• [Short task] Can you set down, exactly as they appear below, the lines from the opening of the material through the one bearing "import * as", minus the pictures?

• [Given information]
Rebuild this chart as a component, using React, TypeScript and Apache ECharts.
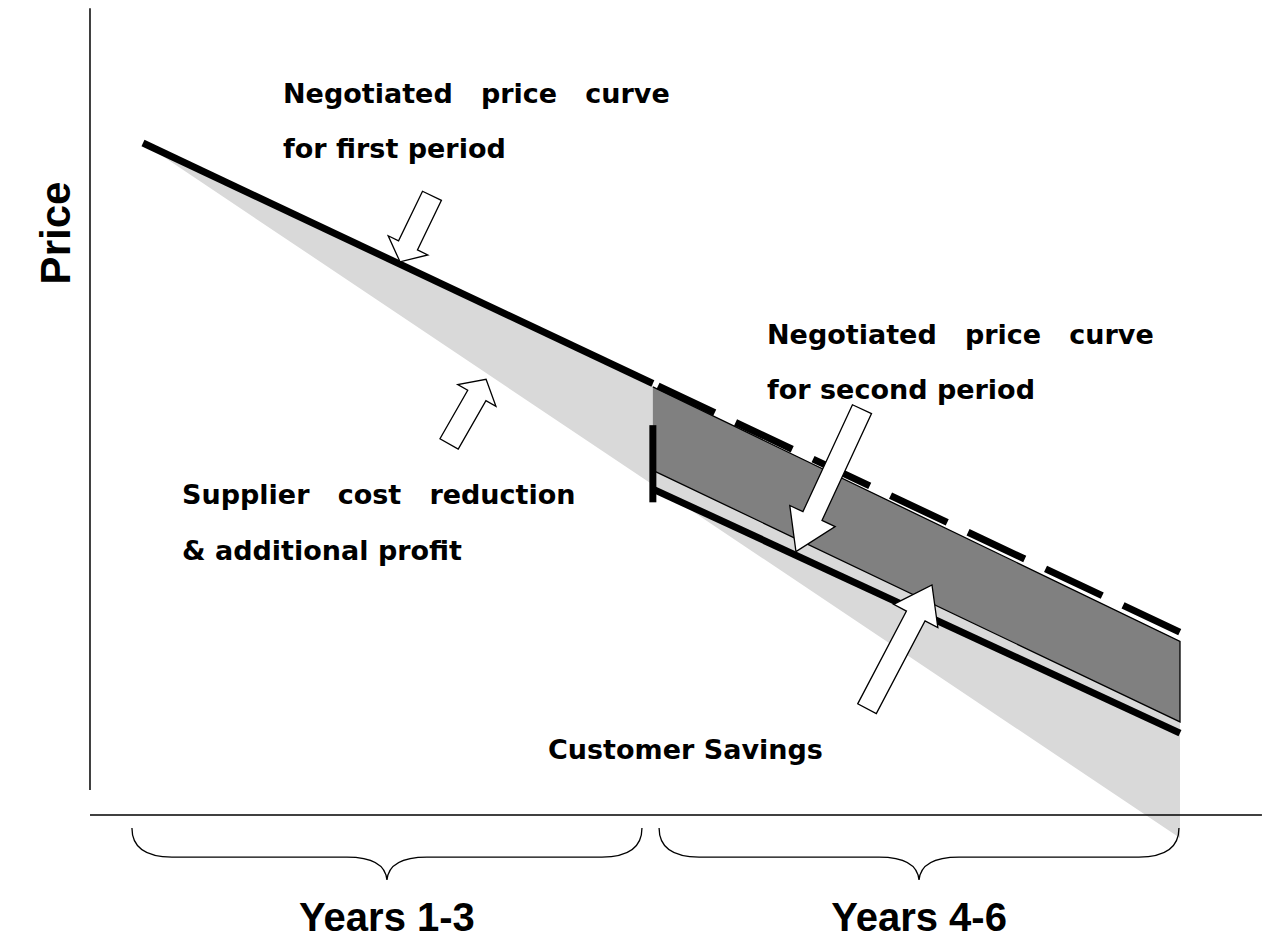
import React, { useEffect, useRef } from "react";
import * as echarts from "echarts";

// x: years since contract start (0..6); y: price index (0..100)
const periodLabels = ["Years 1-3", "Years 4-6"];
const periodStart = [-0.064, 2.986];
const periodEnd = [2.887, 5.994];

const firstCurveYears = [0, 2.95];
const firstCurvePrice = [100, 65.4];
const firstExtYears = [2.98, 6];
const firstExtPrice = [65.05, 29.6];
const secondCurveYears = [2.96, 6];
const secondCurvePrice = [50.1, 15.1];
const supplierCostYears = [0, 6];
const supplierCostPrice = [100, 0];
const bandYears = [2.95, 6];
const bandTopPrice = [64.9, 28.3];
const bandBottomPrice = [52.9, 16.7];
const renegYear = 2.95;
const renegBarPrice = [59.4, 48.3];

const axisYear = -0.3067;
const axisPrice = 3.3;
const yAxisTopPrice = 119.4;
const yAxisBottomPrice = 6.9;
const xAxisEndYear = 6.474;

const arrowFromYear = [1.672, 1.771, 4.16, 4.189];
const arrowFromPrice = [92.4, 56.7, 61.7, 18.6];
const arrowToYear = [1.487, 1.985, 3.778, 4.565];
const arrowToPrice = [82.9, 66.0, 41.2, 36.4];

const labelTexts = [
  "Negotiated   price   curve",
  "for first period",
  "Negotiated   price   curve",
  "for second period",
  "Supplier   cost   reduction",
  "& additional profit",
  "Customer Savings",
];

const LABEL_FONT = 'bold 27px "DejaVu Sans"';
const YEARS_FONT = 'bold 40px "Liberation Sans"';
const PRICE_FONT = 'bold 42px "Liberation Sans"';

// axis extents chosen so the grid fills the whole canvas
const X_MIN = -0.82739;
const X_MAX = 6.54389;
const Y_MIN = -14.388;
const Y_MAX = 120.5755;

function pairs(xs: number[], ys: number[]) {
  return xs.map((x, i) => [x, ys[i]]);
}

export default function App() {
  const ref = useRef<HTMLDivElement>(null);
  useEffect(() => {
    document.body.style.margin = "0";
    const chart = echarts.init(ref.current!, null, { renderer: "svg" });

    const labelPos = [
      [283, 93],
      [283, 148],
      [767, 334],
      [767, 389],
      [182, 494],
      [182, 550],
      [548, 749],
    ];

    const solid = (data: number[][], width: number, extra: any = {}) => ({
      type: "line",
      data,
      symbol: "none",
      clip: false,
      silent: true,
      lineStyle: { color: "#000", width, cap: "butt", ...extra },
      z: 5,
    });

    const txtStyle = (text: string, font: string, align: string) => ({
      text,
      font,
      fill: "#000",
      align,
      verticalAlign: "middle",
      textAlign: align,
      textVerticalAlign: "middle",
    });

    const option: any = {
      animation: false,
      backgroundColor: "#fff",
      grid: { left: 0, right: 0, top: 0, bottom: 0 },
      xAxis: { type: "value", min: X_MIN, max: X_MAX, show: false },
      yAxis: { type: "value", min: Y_MIN, max: Y_MAX, show: false },
      graphic: [
        ...labelTexts.map((t, i) => ({
          type: "text",
          x: labelPos[i][0],
          y: labelPos[i][1],
          style: txtStyle(t, LABEL_FONT, "left"),
        })),
        {
          type: "text",
          x: 55,
          y: 233,
          rotation: Math.PI / 2,
          style: txtStyle("Price", PRICE_FONT, "center"),
        },
      ],
      series: [
        {
          type: "custom",
          clip: false,
          silent: true,
          z: 1,
          data: [[0, 0]],
          renderItem: (_p: any, api: any) => {
            const c = (x: number, y: number) => api.coord([x, y]);
            const light = [
              c(supplierCostYears[0], supplierCostPrice[0]),
              c(firstCurveYears[1], firstCurvePrice[1]),
              c(bandYears[0], bandTopPrice[0]),
              c(bandYears[1], bandTopPrice[1]),
              c(supplierCostYears[1], supplierCostPrice[1]),
            ];
            const band = [
              c(bandYears[0], bandTopPrice[0]),
              c(bandYears[1], bandTopPrice[1]),
              c(bandYears[1], bandBottomPrice[1]),
              c(bandYears[0], bandBottomPrice[0]),
            ];
            return {
              type: "group",
              children: [
                { type: "polygon", shape: { points: light }, style: { fill: "#d9d9d9" } },
                { type: "polygon", shape: { points: band }, style: { fill: "#808080" } },
                {
                  type: "polyline",
                  shape: { points: [band[0], band[1], band[2], band[3]] },
                  style: { fill: null, stroke: "#000", lineWidth: 1.3 },
                },
              ],
            };
          },
        },
        solid(pairs(firstCurveYears, firstCurvePrice), 7),
        solid(pairs(firstExtYears, firstExtPrice), 7, { type: [62.7, 23] }),
        solid(pairs(secondCurveYears, secondCurvePrice), 7),
        solid(
          [
            [renegYear, renegBarPrice[0]],
            [renegYear, renegBarPrice[1]],
          ],
          7
        ),
        solid(
          [
            [axisYear, yAxisTopPrice],
            [axisYear, yAxisBottomPrice],
          ],
          1.5
        ),
        solid(
          [
            [axisYear, axisPrice],
            [xAxisEndYear, axisPrice],
          ],
          1.5
        ),
        {
          type: "custom",
          clip: false,
          silent: true,
          z: 10,
          data: arrowFromYear.map((x, i) => [x, arrowFromPrice[i], arrowToYear[i], arrowToPrice[i]]),
          renderItem: (_p: any, api: any) => {
            const s = api.coord([api.value(0), api.value(1)]);
            const t = api.coord([api.value(2), api.value(3)]);
            const dx = t[0] - s[0];
            const dy = t[1] - s[1];
            const L = Math.sqrt(dx * dx + dy * dy);
            const ux = dx / L;
            const uy = dy / L;
            const nx = -uy;
            const ny = ux;
            const hl = L * 0.25;
            const sw = 10.5;
            const hw = L > 120 ? 25 : 22;
            const bx = t[0] - ux * hl;
            const by = t[1] - uy * hl;
            const pts = [
              [s[0] + nx * sw, s[1] + ny * sw],
              [bx + nx * sw, by + ny * sw],
              [bx + nx * hw, by + ny * hw],
              [t[0], t[1]],
              [bx - nx * hw, by - ny * hw],
              [bx - nx * sw, by - ny * sw],
              [s[0] - nx * sw, s[1] - ny * sw],
            ];
            return {
              type: "polygon",
              shape: { points: pts },
              style: { fill: "#fff", stroke: "#000", lineWidth: 1.3 },
            };
          },
        },
        {
          type: "custom",
          clip: false,
          silent: true,
          z: 10,
          data: periodStart.map((x, i) => [x, periodEnd[i], i]),
          renderItem: (_p: any, api: any) => {
            const a = api.coord([api.value(0), axisPrice]);
            const b = api.coord([api.value(1), axisPrice]);
            const idx = api.value(2);
            const x0 = a[0];
            const x1 = b[0];
            const ay = a[1];
            const top = ay + 13;
            const flat = ay + 42;
            const tip = ay + 65;
            const mid = (x0 + x1) / 2;
            const r = 40;
            const d =
              `M${x0},${top} Q${x0},${flat} ${x0 + r},${flat} L${mid - r},${flat} ` +
              `Q${mid - 2},${flat} ${mid},${tip} Q${mid + 2},${flat} ${mid + r},${flat} ` +
              `L${x1 - r},${flat} Q${x1},${flat} ${x1},${top}`;
            return {
              type: "group",
              children: [
                {
                  type: "path",
                  shape: { pathData: d },
                  style: { fill: null, stroke: "#000", lineWidth: 1.3 },
                },
                {
                  type: "text",
                  x: mid,
                  y: ay + 102,
                  style: txtStyle(periodLabels[idx], YEARS_FONT, "center"),
                },
              ],
            };
          },
        },
      ],
    };
    chart.setOption(option);
    return () => chart.dispose();
  }, []);
  return <div ref={ref} style={{ width: 1274, height: 938 }} />;
}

• [The response]
Rebuild this chart as a component, using React, TypeScript and Apache ECharts.
import React, { useEffect, useRef } from "react";
import * as echarts from "echarts";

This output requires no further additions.